Suppose if I have an existing rdata file with multiple objects.
Now I want to add a data frame to it how do i do that?
I tried the following:
write.data.loc <- 'users/Jim/Objects'
rdataPath <- 'users/Jim/Objects.Rda'
myFile<- read.csv("myFile.csv")
loadObjects <- load(rdataPath)
save(loadObjects,myFile,file=paste(write.data.loc,".Rda",sep=""))
But this does not seem to work?
I'm not certain of your actual use-case, but if you must "append" a new object to an rda file, here is one method. This tries to be clever by loading all of the objects from the rda file into a new environment (there are many tutorials and guides that discuss the use and relevance of environments, Hadley's "Advanced R" is one that does a good job, I think).
This first step loads all of the objects into a new (empty) environment. It's useful to use an otherwise-empty environment so that we can get all of the objects from it rather easily using ls.
e <- new.env(parent = emptyenv())
load("path/to/.rda", envir = e)
The object you want to add should be loaded into a variable within the environment. Note that the dollar-sign access looks the same as lists, which makes it both (1) easy to confuse the two, and (2) easy to understand the named indexing that $ provides.
e$myFile <- read.csv("yourFile.csv")
This last piece, re-saving the rda file, is an indirect method. The ls(envir = e) returns the variable names of all objects within the environment. This is good, because save can deal with objects or with their names.
do.call("save", c(ls(envir = e), list(envir = e, file = "newsave.rda")))
Realize that this is not technically appending the data.frame to the rda file, it's over-writing the rda file with a new one that happens to contain all the previous objects and the new one data.frame.
I wrote this solution that can add dataframes, list, matrices or lists.

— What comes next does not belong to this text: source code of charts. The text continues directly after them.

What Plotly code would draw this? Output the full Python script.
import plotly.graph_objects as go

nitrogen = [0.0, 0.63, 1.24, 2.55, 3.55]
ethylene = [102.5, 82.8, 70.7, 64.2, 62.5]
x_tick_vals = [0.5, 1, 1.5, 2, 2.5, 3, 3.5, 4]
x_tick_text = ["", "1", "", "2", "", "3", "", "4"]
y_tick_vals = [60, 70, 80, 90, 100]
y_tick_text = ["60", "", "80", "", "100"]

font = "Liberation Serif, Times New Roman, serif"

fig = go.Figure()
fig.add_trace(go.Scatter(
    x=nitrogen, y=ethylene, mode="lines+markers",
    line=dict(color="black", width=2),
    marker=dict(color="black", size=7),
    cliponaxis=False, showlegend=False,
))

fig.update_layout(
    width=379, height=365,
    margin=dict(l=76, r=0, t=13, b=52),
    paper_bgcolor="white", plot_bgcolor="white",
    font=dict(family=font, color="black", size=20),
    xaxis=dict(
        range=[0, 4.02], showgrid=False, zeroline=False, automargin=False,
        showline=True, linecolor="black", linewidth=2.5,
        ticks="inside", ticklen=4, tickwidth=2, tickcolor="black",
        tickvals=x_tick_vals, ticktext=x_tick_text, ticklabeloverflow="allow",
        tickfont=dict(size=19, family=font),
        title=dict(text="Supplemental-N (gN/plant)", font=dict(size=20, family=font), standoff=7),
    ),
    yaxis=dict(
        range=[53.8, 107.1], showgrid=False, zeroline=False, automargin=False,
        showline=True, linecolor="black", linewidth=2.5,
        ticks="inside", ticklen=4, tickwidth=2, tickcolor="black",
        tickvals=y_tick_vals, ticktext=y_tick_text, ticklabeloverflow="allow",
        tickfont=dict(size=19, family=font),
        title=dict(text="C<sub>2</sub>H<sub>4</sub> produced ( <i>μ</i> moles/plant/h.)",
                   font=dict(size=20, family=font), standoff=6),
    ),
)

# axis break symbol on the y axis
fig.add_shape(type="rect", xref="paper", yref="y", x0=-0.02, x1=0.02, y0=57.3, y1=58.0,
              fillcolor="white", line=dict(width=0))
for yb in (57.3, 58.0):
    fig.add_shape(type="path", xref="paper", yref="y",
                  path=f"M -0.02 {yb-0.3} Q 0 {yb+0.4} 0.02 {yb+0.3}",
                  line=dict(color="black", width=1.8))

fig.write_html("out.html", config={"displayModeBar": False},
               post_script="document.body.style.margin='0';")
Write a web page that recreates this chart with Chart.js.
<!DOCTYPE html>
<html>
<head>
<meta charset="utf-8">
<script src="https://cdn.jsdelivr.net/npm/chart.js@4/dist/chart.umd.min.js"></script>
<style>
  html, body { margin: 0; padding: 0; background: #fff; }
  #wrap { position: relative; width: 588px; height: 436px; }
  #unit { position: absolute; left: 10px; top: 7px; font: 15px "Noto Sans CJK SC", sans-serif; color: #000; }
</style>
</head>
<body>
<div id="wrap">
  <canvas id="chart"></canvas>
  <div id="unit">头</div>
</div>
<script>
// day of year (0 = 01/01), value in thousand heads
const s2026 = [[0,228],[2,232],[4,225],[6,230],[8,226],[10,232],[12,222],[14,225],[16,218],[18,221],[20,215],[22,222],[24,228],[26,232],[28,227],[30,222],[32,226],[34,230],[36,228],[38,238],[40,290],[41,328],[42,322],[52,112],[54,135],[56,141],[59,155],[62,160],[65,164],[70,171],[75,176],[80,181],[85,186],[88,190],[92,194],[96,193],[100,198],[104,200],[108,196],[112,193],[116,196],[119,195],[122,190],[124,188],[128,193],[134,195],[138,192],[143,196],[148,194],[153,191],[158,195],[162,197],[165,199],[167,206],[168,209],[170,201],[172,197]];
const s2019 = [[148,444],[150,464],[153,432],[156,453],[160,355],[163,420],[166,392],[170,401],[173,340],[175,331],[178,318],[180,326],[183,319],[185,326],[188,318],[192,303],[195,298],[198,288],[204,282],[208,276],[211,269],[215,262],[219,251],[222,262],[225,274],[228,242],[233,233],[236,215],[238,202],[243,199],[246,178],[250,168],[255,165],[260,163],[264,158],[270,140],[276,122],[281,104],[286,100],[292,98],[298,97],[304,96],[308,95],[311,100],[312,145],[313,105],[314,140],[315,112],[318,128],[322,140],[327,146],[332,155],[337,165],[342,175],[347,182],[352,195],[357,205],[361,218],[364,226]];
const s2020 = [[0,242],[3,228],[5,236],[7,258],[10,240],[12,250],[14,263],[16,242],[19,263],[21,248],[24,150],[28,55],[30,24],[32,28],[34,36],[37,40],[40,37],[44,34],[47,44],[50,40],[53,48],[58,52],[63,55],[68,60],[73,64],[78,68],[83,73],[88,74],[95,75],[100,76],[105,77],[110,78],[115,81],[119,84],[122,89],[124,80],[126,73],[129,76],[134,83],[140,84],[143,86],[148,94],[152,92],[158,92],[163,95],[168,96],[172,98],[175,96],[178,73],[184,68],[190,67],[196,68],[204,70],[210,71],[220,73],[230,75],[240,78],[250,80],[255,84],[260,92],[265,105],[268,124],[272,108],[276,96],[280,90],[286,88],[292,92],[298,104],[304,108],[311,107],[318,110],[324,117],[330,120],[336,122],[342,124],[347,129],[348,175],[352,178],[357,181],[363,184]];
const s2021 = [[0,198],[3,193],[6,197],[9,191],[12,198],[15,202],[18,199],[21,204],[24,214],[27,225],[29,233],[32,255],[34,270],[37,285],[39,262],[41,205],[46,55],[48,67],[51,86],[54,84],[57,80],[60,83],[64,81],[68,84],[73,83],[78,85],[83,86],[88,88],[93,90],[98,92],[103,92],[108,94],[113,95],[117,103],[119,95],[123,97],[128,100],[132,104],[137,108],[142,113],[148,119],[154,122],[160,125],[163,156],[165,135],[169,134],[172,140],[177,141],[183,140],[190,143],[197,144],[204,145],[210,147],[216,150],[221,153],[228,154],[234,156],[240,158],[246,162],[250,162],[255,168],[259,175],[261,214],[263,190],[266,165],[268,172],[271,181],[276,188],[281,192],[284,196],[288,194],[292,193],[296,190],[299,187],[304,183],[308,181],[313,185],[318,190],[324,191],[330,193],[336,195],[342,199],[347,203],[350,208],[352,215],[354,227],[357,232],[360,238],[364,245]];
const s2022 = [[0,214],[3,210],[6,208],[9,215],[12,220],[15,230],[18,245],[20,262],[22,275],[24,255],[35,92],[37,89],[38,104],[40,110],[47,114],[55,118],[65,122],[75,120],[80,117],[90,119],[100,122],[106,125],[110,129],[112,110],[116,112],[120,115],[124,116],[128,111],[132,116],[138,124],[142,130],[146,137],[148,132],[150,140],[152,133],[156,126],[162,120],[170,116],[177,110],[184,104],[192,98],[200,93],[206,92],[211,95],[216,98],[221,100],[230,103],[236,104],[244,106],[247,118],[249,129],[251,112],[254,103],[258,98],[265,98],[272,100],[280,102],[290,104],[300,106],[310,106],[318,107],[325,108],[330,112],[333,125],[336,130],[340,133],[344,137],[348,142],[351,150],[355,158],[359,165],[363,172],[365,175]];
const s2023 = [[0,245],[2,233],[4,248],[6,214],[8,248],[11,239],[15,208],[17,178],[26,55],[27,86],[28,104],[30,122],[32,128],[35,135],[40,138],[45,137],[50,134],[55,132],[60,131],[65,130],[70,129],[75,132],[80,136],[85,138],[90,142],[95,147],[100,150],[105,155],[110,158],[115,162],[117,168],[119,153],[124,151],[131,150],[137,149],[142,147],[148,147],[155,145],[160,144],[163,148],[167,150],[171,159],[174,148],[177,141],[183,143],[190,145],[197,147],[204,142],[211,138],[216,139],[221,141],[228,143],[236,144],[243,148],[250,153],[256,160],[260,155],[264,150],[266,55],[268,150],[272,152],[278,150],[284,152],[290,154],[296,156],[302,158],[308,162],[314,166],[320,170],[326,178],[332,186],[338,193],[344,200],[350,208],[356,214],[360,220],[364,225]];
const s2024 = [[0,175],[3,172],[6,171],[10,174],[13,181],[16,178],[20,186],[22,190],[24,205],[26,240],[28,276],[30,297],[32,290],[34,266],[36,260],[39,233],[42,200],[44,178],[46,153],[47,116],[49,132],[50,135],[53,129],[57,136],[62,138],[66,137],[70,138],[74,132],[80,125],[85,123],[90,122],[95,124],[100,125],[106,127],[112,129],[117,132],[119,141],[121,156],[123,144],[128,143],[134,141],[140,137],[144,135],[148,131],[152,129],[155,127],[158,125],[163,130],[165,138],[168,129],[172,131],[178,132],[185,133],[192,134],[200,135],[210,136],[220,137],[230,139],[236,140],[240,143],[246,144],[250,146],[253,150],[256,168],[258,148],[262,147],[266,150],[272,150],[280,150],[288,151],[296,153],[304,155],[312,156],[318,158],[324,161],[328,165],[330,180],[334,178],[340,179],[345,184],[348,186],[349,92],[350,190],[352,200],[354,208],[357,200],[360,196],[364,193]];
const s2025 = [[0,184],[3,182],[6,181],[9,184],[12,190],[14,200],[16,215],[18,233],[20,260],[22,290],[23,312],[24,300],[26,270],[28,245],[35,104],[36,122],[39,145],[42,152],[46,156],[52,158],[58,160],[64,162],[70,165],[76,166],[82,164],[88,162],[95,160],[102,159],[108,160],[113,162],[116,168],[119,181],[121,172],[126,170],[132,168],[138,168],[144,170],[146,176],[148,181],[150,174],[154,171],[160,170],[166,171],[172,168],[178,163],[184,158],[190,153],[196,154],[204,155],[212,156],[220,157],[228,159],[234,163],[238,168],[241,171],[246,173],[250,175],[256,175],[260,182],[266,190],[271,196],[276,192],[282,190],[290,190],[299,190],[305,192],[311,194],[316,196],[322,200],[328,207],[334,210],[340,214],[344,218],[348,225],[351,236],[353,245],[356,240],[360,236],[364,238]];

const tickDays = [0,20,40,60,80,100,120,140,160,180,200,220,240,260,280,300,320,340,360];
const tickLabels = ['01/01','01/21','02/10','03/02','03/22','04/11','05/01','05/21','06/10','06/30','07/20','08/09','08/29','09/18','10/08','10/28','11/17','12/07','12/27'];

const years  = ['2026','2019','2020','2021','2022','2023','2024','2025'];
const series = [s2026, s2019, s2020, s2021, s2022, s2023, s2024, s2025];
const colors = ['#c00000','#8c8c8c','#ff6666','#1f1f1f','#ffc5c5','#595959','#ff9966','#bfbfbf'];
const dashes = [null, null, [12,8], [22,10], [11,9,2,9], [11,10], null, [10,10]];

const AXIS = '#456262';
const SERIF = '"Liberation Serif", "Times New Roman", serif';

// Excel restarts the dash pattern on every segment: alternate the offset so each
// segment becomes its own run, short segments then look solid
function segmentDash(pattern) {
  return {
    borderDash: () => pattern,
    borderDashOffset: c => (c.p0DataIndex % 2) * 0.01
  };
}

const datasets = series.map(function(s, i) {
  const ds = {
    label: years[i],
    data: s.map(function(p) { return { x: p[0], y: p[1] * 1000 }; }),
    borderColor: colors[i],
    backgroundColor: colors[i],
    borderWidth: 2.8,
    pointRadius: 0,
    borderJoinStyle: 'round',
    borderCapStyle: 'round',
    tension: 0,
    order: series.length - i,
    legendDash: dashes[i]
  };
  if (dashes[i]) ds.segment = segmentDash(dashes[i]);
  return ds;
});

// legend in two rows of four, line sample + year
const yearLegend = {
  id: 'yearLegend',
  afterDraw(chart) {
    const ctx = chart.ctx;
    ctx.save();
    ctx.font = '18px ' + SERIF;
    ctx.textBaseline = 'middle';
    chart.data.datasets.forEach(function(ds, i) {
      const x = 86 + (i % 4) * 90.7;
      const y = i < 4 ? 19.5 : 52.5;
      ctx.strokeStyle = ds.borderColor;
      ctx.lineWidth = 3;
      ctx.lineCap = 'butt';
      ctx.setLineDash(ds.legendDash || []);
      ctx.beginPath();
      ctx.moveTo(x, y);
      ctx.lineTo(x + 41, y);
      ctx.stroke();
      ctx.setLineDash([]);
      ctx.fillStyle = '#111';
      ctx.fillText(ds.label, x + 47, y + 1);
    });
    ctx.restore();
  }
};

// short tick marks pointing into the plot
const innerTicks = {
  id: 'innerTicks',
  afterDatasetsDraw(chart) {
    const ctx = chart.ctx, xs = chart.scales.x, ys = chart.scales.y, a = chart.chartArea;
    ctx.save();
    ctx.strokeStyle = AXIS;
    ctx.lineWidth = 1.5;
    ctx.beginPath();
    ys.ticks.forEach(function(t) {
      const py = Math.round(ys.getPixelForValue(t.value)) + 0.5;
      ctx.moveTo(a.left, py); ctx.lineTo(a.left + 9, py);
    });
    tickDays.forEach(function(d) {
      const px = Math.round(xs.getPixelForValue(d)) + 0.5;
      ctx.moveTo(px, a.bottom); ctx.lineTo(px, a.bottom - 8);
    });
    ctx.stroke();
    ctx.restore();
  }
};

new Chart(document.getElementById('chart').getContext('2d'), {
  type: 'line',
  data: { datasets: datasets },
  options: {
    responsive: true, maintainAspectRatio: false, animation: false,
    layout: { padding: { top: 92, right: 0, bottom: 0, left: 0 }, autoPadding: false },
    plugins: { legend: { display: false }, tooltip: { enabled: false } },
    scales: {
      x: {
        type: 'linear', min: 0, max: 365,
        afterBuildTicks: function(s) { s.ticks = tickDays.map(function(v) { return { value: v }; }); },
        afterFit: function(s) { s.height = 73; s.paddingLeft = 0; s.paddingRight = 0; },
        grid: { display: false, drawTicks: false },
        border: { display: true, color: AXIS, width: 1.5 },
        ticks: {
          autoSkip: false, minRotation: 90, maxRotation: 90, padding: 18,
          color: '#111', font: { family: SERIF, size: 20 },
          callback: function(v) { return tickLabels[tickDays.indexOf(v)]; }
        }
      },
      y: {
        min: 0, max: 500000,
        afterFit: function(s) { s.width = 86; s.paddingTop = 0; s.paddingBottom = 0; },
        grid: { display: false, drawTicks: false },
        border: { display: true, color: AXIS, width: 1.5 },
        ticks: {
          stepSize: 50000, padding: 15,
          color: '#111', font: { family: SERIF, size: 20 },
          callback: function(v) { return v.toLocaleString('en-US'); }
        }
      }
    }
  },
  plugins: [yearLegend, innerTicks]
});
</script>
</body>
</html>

By default it will overwrite an existing object but can be reversed with overwrite=TRUE.
add_object_to_rda <- function(obj, rda_file, overwrite = FALSE) {
.dummy <- NULL
if (!file.exists(rda_file)) save(.dummy, file = rda_file)
old_e <- new.env()
new_e <- new.env()
load(file = rda_file, envir = old_e)
name_obj <- deparse(substitute(obj)) # get the name of the object
# new_e[[name_obj]] <- get(name_obj) # use this only outside a function
new_e[[name_obj]] <- obj
# merge object from old environment with the new environment
# ls(old_e) is a character vector of the object names
if (overwrite) {
# the old variables take precedence over the new ones
invisible(sapply(ls(new_e), function(x)
assign(x, get(x, envir = new_e), envir = old_e)))
# And finally we save the variables in the environment
save(list = ls(old_e), file = rda_file, envir = old_e)
}
else {
invisible(sapply(ls(old_e), function(x)
assign(x, get(x, envir = old_e), envir = new_e)))
# And finally we save the variables in the environment
save(list = ls(new_e), file = rda_file, envir = new_e)
}
}